My career has moved from the Army to engineering, oil and gas, offshore wind, program leadership and self-directed software projects. The thread through it all is simple: learn fast, work honestly, build trust, and create environments where people can do their best work.

Chris Pearson with his family at a Lego event

Storyline

A practical path shaped by teamwork, design, delivery and taking bigger steps.

01

Army foundation

I joined the Army at 17. Four years taught me the value of teamwork, structure, training, discipline and being honest about mistakes so you can learn from them properly.

02

Plymouth engineering

I studied Mechanical Engineering with Computer-Aided Design at Plymouth. That gave me a strong technical base and a way to connect practical engineering with digital design.

03

Brighton and oil & gas

I moved to Brighton to start my career in oil and gas as a 3D designer, then moved into engineering leadership at AFGlobal, delivering subsea connection systems with multidisciplinary teams.

04

Projects, leadership and innovation

I moved from engineering into project management and senior leadership, pushing innovation in design, process, delivery rhythm and ways of working.

05

Siemens and Denmark

I took the next step into Siemens Gamesa, moving with my family from the UK to Denmark and expanding from oil and gas into renewable energy, large programs and manufacturing transformation.

06

Building value outside work

At home I like building things that matter: remodelling the house, creating Nesty to support my daughter, taking the kids out on bike rides, and learning software by solving real problems.

How I Work

I like structure, but only when it helps people think and deliver better.

Team trust first

The best work happens when teams trust each other, understand the goal and feel safe enough to surface problems early. Team building is not a side activity; it is part of delivery.

Honest learning

I believe in being clear about mistakes. If something went wrong, the useful question is what we learned, what we change, and how we stop the same issue repeating.

Outside-the-box, with risk in view

I generate a lot of ideas, but I am also evaluating risk as I talk. I like active discussion: test the idea, challenge the weak points, and shape a sensible route forward.

Dyslexia and ADHD

I am open about dyslexia and ADHD. It was hard growing up, but I have learned to use it as a strength: pattern-spotting, energy, creativity and a different way of connecting problems.

Build what makes sense

I do not like process for the sake of paper. Build on what works, remove what does not, simplify the noise and create an environment where practical thinking can happen.

Life Around The Work

Family, friends, food, sport and building things all feed the same mindset.

Chris Pearson with his family by the sea

Family and building value

I am motivated by building value for my family.

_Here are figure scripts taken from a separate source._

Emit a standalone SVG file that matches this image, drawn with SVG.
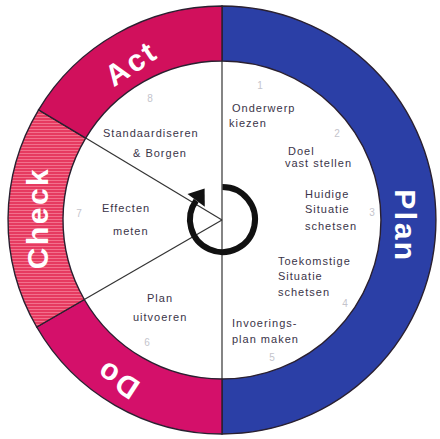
<svg xmlns="http://www.w3.org/2000/svg" width="440" height="439" viewBox="0 0 440 439">
<defs>
<pattern id="stripes" width="4" height="3" patternUnits="userSpaceOnUse">
<rect width="4" height="3" fill="#e63a60"/>
<rect width="4" height="1" fill="#f2708c"/>
</pattern>
<style>
.band{stroke:#2a2030;stroke-width:1.4}
.big{font-family:"Liberation Sans",Arial,sans-serif;font-weight:bold;font-size:30px;fill:#ffffff;text-anchor:middle;letter-spacing:2.5px}
.step{font-family:"Liberation Sans",Arial,sans-serif;font-size:11px;fill:#3a3448;letter-spacing:1px}
.num{font-family:"Liberation Sans",Arial,sans-serif;font-size:10px;fill:#c4c4cc;text-anchor:middle}
.div{stroke:#333;stroke-width:1.2;fill:none}
</style>
</defs>
<rect width="440" height="439" fill="#ffffff"/>
<g id="plan">
<path class="band" fill="#2b3fa6" d="M222,6 A214,214 0 0 1 222,434 L222,379 A159,159 0 0 0 222,61 Z"/>
<text class="big" transform="translate(395,226) rotate(90)">Plan</text>
</g>
<g id="do">
<path class="band" fill="#d4106a" d="M222,434 A214,214 0 0 1 36.7,327 L84.3,299.5 A159,159 0 0 0 222,379 Z"/>
<text class="big" transform="translate(123,371) rotate(213)">Do</text>
</g>
<g id="check">
<path class="band" fill="url(#stripes)" d="M36.7,327 A214,214 0 0 1 38.6,109.8 L85.7,138.1 A159,159 0 0 0 84.3,299.5 Z"/>
<text class="big" transform="translate(48,218) rotate(-90)">Check</text>
</g>
<g id="act">
<path class="band" fill="#d1105c" d="M38.6,109.8 A214,214 0 0 1 222,6 L222,61 A159,159 0 0 0 85.7,138.1 Z"/>
<text class="big" transform="translate(137,72) rotate(-34)">Act</text>
</g>
<g id="connectors">
<line class="div" x1="222" y1="61" x2="222" y2="379"/>
<line class="div" x1="85.7" y1="138.1" x2="222" y2="220"/>
<line class="div" x1="84.3" y1="299.5" x2="222" y2="220"/>
</g>
<g id="steps">
<text class="step" x="232" y="112">Onderwerp</text>
<text class="step" x="229" y="127">kiezen</text>
<text class="step" x="288" y="155">Doel</text>
<text class="step" x="285" y="167">vast stellen</text>
<text class="step" x="305" y="198">Huidige</text>
<text class="step" x="305" y="213">Situatie</text>
<text class="step" x="305" y="230">schetsen</text>
<text class="step" x="278" y="265">Toekomstige</text>
<text class="step" x="278" y="280">Situatie</text>
<text class="step" x="278" y="296">schetsen</text>
<text class="step" x="232" y="327">Invoerings-</text>
<text class="step" x="232" y="343">plan maken</text>
<text class="step" x="147" y="302">Plan</text>
<text class="step" x="133" y="321">uitvoeren</text>
<text class="step" x="102" y="212">Effecten</text>
<text class="step" x="113" y="235">meten</text>
<text class="step" x="103" y="137">Standaardiseren</text>
<text class="step" x="133" y="157">&amp; Borgen</text>
</g>
<g id="numbers">
<text class="num" x="260" y="89">1</text>
<text class="num" x="337" y="137">2</text>
<text class="num" x="372" y="216">3</text>
<text class="num" x="345" y="307">4</text>
<text class="num" x="272" y="361">5</text>
<text class="num" x="147" y="346">6</text>
<text class="num" x="79" y="217">7</text>
<text class="num" x="150" y="102">8</text>
</g>
<g id="cycle-arrow">
<path d="M222.5,187 A32.5,32.5 0 1 1 196.2,200.4" fill="none" stroke="#111" stroke-width="6"/>
<polygon points="187.5,194 204.8,206.8 204.6,188.5" fill="#111"/>
</g>
</svg>
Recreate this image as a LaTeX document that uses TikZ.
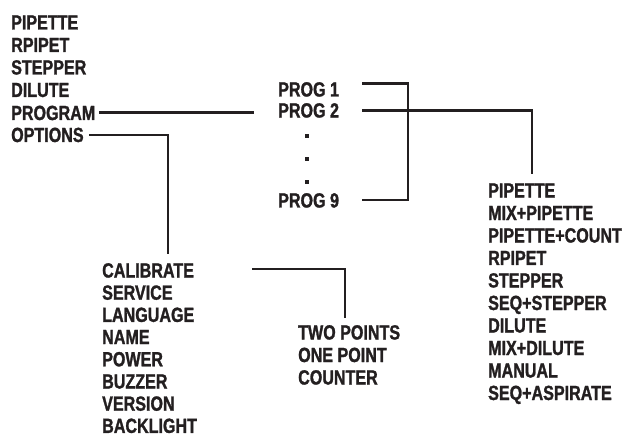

That can be as physical as remodelling and extending the house, or as digital as building Nesty so my daughter has a better route into reading, writing and routines.

Software development Formula One Friends and socialising Running and bike rides Snowboarding Indian food Eating out Work trips and team building

Photos

A few personal markers behind the professional story.

Chris hiking in the mountains
Outdoors and perspective
Chris and family ready for a bike ride
Bike rides with family
Chris snowboarding in the mountains
Snowboarding and work trips
Chris in PPE during oil and gas project work
Oil and gas project delivery
Chris with a dog outdoors
Responsibility and independence

Why this CV is different

It is still a professional profile, but it shows the full operating system behind the work: leadership, engineering, curiosity, family, relocation, resilience and the drive to keep learning.

Why include Snoaper.uk?

Snoaper is a personal hobby and learning lab. It shows curiosity, practical software learning and the ability to turn operational pain points into usable tools.

Why include family?

Because family life is part of the real story. It shows what motivates the work: building value, creating better routines and staying grounded outside the job title.